#### What you need to do:
Copy each line exactly. Drop every picture.

#### Material provided:
—————
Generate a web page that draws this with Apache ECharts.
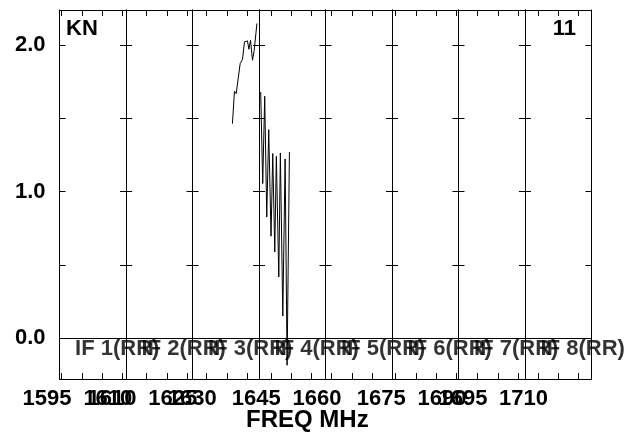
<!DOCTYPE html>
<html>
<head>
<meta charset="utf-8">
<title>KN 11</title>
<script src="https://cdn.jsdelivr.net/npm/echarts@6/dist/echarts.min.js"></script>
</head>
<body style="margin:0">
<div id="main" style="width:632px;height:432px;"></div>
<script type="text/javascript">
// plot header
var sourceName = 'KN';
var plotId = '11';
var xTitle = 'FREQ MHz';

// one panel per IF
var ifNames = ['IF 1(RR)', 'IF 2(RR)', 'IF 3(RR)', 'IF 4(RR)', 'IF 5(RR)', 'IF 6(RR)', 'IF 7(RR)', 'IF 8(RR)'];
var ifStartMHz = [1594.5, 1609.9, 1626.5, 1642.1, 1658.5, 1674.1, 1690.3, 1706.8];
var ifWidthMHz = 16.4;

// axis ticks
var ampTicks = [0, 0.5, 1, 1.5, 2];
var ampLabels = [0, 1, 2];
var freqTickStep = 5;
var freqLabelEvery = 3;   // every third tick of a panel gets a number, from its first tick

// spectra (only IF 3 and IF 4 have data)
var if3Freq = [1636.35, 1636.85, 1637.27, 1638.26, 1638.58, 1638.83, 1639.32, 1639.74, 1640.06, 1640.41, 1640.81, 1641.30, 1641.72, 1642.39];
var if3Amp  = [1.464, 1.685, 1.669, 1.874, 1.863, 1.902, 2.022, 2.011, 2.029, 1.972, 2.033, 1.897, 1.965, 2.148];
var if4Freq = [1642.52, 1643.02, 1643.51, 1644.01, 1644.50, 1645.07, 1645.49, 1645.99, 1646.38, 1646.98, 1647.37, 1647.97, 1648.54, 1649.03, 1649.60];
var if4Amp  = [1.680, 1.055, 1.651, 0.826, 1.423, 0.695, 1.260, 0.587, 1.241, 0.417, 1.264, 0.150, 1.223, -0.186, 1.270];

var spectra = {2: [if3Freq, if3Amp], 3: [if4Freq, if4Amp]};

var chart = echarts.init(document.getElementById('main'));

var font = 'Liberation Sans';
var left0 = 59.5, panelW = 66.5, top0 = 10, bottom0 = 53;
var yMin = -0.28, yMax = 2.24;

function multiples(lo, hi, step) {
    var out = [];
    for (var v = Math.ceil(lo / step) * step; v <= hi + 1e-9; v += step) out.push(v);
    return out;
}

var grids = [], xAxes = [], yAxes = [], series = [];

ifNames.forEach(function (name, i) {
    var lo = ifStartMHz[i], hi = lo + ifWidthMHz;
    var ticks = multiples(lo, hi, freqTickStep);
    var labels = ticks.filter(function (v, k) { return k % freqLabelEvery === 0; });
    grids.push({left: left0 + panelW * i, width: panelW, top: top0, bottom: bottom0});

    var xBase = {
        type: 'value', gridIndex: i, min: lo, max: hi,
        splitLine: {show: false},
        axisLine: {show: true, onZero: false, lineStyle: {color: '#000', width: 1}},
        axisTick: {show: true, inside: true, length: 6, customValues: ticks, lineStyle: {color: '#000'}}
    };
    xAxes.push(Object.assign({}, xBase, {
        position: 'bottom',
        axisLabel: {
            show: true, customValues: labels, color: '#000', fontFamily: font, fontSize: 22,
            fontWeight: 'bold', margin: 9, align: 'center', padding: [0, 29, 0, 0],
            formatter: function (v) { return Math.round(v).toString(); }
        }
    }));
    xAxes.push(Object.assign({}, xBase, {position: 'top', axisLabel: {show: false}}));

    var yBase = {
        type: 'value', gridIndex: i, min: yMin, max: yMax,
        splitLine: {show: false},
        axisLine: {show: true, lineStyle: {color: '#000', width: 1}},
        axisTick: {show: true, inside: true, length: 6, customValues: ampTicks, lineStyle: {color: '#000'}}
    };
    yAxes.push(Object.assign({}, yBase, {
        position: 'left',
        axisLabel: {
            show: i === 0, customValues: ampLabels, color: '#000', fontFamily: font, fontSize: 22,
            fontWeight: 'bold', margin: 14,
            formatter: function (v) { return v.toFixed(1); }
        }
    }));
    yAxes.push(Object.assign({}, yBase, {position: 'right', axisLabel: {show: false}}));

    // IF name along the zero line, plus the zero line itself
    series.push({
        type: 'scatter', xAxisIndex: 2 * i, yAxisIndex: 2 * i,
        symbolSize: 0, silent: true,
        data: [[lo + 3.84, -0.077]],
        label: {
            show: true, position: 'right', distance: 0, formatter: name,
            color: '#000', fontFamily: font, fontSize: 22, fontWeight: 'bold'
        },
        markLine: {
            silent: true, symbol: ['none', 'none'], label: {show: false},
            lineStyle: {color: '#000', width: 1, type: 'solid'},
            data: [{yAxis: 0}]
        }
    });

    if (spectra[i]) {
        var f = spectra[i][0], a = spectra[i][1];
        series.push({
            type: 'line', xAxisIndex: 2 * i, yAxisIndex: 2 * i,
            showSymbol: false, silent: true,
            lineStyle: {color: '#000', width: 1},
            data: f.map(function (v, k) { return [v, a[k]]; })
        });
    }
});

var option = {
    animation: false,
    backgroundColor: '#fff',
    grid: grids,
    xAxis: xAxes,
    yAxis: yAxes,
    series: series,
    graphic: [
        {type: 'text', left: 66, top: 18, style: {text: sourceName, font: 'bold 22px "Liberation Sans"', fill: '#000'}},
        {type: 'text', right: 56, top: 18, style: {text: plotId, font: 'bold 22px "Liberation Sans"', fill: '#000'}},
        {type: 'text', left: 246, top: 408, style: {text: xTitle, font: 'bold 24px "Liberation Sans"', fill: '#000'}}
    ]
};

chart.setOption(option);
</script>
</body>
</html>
—————
#### Output of the exercise:
Generate a web page that draws this with Apache ECharts.
<!DOCTYPE html>
<html>
<head>
<meta charset="utf-8">
<title>KN 11</title>
<script src="https://cdn.jsdelivr.net/npm/echarts@6/dist/echarts.min.js"></script>
</head>
<body style="margin:0">
<div id="main" style="width:632px;height:432px;"></div>
<script type="text/javascript">
// plot header
var sourceName = 'KN';
var plotId = '11';
var xTitle = 'FREQ MHz';

// one panel per IF
var ifNames = ['IF 1(RR)', 'IF 2(RR)', 'IF 3(RR)', 'IF 4(RR)', 'IF 5(RR)', 'IF 6(RR)', 'IF 7(RR)', 'IF 8(RR)'];
var ifStartMHz = [1594.5, 1609.9, 1626.5, 1642.1, 1658.5, 1674.1, 1690.3, 1706.8];
var ifWidthMHz = 16.4;

// axis ticks
var ampTicks = [0, 0.5, 1, 1.5, 2];
var ampLabels = [0, 1, 2];
var freqTickStep = 5;
var freqLabelEvery = 3;   // every third tick of a panel gets a number, from its first tick

// spectra (only IF 3 and IF 4 have data)
var if3Freq = [1636.35, 1636.85, 1637.27, 1638.26, 1638.58, 1638.83, 1639.32, 1639.74, 1640.06, 1640.41, 1640.81, 1641.30, 1641.72, 1642.39];
var if3Amp  = [1.464, 1.685, 1.669, 1.874, 1.863, 1.902, 2.022, 2.011, 2.029, 1.972, 2.033, 1.897, 1.965, 2.148];
var if4Freq = [1642.52, 1643.02, 1643.51, 1644.01, 1644.50, 1645.07, 1645.49, 1645.99, 1646.38, 1646.98, 1647.37, 1647.97, 1648.54, 1649.03, 1649.60];
var if4Amp  = [1.680, 1.055, 1.651, 0.826, 1.423, 0.695, 1.260, 0.587, 1.241, 0.417, 1.264, 0.150, 1.223, -0.186, 1.270];

var spectra = {2: [if3Freq, if3Amp], 3: [if4Freq, if4Amp]};

var chart = echarts.init(document.getElementById('main'));

var font = 'Liberation Sans';
var left0 = 59.5, panelW = 66.5, top0 = 10, bottom0 = 53;
var yMin = -0.28, yMax = 2.24;

function multiples(lo, hi, step) {
    var out = [];
    for (var v = Math.ceil(lo / step) * step; v <= hi + 1e-9; v += step) out.push(v);
    return out;
}

var grids = [], xAxes = [], yAxes = [], series = [];

ifNames.forEach(function (name, i) {
    var lo = ifStartMHz[i], hi = lo + ifWidthMHz;
    var ticks = multiples(lo, hi, freqTickStep);
    var labels = ticks.filter(function (v, k) { return k % freqLabelEvery === 0; });
    grids.push({left: left0 + panelW * i, width: panelW, top: top0, bottom: bottom0});

    var xBase = {
        type: 'value', gridIndex: i, min: lo, max: hi,
        splitLine: {show: false},
        axisLine: {show: true, onZero: false, lineStyle: {color: '#000', width: 1}},
        axisTick: {show: true, inside: true, length: 6, customValues: ticks, lineStyle: {color: '#000'}}
    };
    xAxes.push(Object.assign({}, xBase, {
        position: 'bottom',
        axisLabel: {
            show: true, customValues: labels, color: '#000', fontFamily: font, fontSize: 22,
            fontWeight: 'bold', margin: 9, align: 'center', padding: [0, 29, 0, 0],
            formatter: function (v) { return Math.round(v).toString(); }
        }
    }));
    xAxes.push(Object.assign({}, xBase, {position: 'top', axisLabel: {show: false}}));

    var yBase = {
        type: 'value', gridIndex: i, min: yMin, max: yMax,
        splitLine: {show: false},
        axisLine: {show: true, lineStyle: {color: '#000', width: 1}},
        axisTick: {show: true, inside: true, length: 6, customValues: ampTicks, lineStyle: {color: '#000'}}
    };
    yAxes.push(Object.assign({}, yBase, {
        position: 'left',
        axisLabel: {
            show: i === 0, customValues: ampLabels, color: '#000', fontFamily: font, fontSize: 22,
            fontWeight: 'bold', margin: 14,
            formatter: function (v) { return v.toFixed(1); }
        }
    }));
    yAxes.push(Object.assign({}, yBase, {position: 'right', axisLabel: {show: false}}));

    // IF name along the zero line, plus the zero line itself
    series.push({
        type: 'scatter', xAxisIndex: 2 * i, yAxisIndex: 2 * i,
        symbolSize: 0, silent: true,
        data: [[lo + 3.84, -0.077]],
        label: {
            show: true, position: 'right', distance: 0, formatter: name,
            color: '#000', fontFamily: font, fontSize: 22, fontWeight: 'bold'
        },
        markLine: {
            silent: true, symbol: ['none', 'none'], label: {show: false},
            lineStyle: {color: '#000', width: 1, type: 'solid'},
            data: [{yAxis: 0}]
        }
    });

    if (spectra[i]) {
        var f = spectra[i][0], a = spectra[i][1];
        series.push({
            type: 'line', xAxisIndex: 2 * i, yAxisIndex: 2 * i,
            showSymbol: false, silent: true,
            lineStyle: {color: '#000', width: 1},
            data: f.map(function (v, k) { return [v, a[k]]; })
        });
    }
});

var option = {
    animation: false,
    backgroundColor: '#fff',
    grid: grids,
    xAxis: xAxes,
    yAxis: yAxes,
    series: series,
    graphic: [
        {type: 'text', left: 66, top: 18, style: {text: sourceName, font: 'bold 22px "Liberation Sans"', fill: '#000'}},
        {type: 'text', right: 56, top: 18, style: {text: plotId, font: 'bold 22px "Liberation Sans"', fill: '#000'}},
        {type: 'text', left: 246, top: 408, style: {text: xTitle, font: 'bold 24px "Liberation Sans"', fill: '#000'}}
    ]
};

chart.setOption(option);
</script>
</body>
</html>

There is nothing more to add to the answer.